Niespodziewanie to koszalinianki po niespełna 10 minutach prowadziły 4-1. Taki stan rzeczy utrzymał się jednak tylko do 20 minuty, kiedy to miejscowe za sprawą debiutującej w biało-zielonych barwach Joanny Gadziny wyrównały stan meczu na po 8. Wtedy to zawodniczki z Koziego Grodu doszły do głosu i przejęły inicjatywę w spotkaniu.
Podopieczne Roberta Lisa nie miały problemów w ataku, dzięki czemu szybko uzyskały czterobramkową zaliczkę. Ostatecznie do przerwy na tablicy wyników widniało 15-12. Druga połowa rozpoczęła się tak, jak pierwsza się zakończyła, czyli od wyraźnej przewagi Marty Gęgi i koleżanek. Dzięki temu MKS Perła mógł kontrolować wynik spotkania, który oscylował w granicach pięciu trafień przewagi na korzyść ekipy z Lublina.
Obraz spotkania zmienił się trochę w sytuacji, gdy gospodynie otrzymały aż trzy kary dwuminutowe praktycznie w jednym momencie. Co ciekawe koszalinianki nie wykorzystały tego w 100-procentach. Przewagę sześć na trzy zespół z północy Polski wygrał jedynie 2-0 zdobywając obie bramki z rzutów karnych.
Brak zdecydowania i szybkiej gry spowodował, że Piłka Ręczna Koszalin nie zbliżyła się do MKS-u Perły na jedno bądź dwa trafienia.
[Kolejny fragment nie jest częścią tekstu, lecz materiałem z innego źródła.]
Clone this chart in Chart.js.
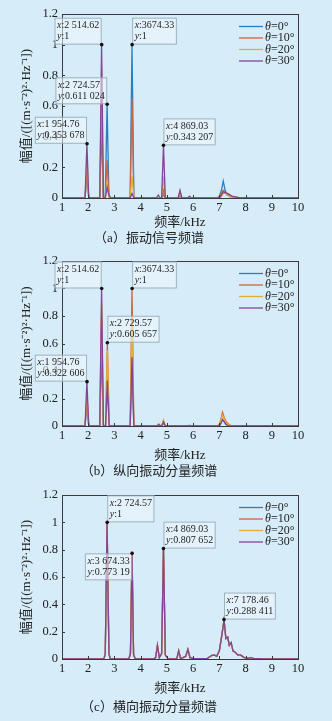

Mimo aż trzech kar jednocześnie biało-zielone prowadziły 21-17. W kolejnych akcjach przyjezdne stać było na skrócenie dystansu do trzech trafień, ale to było maksimum na co pozwoliły obrończynie trofeum. Ostatecznie to lublinianki triumfowały dosyć pewnie w stosunku 28-25.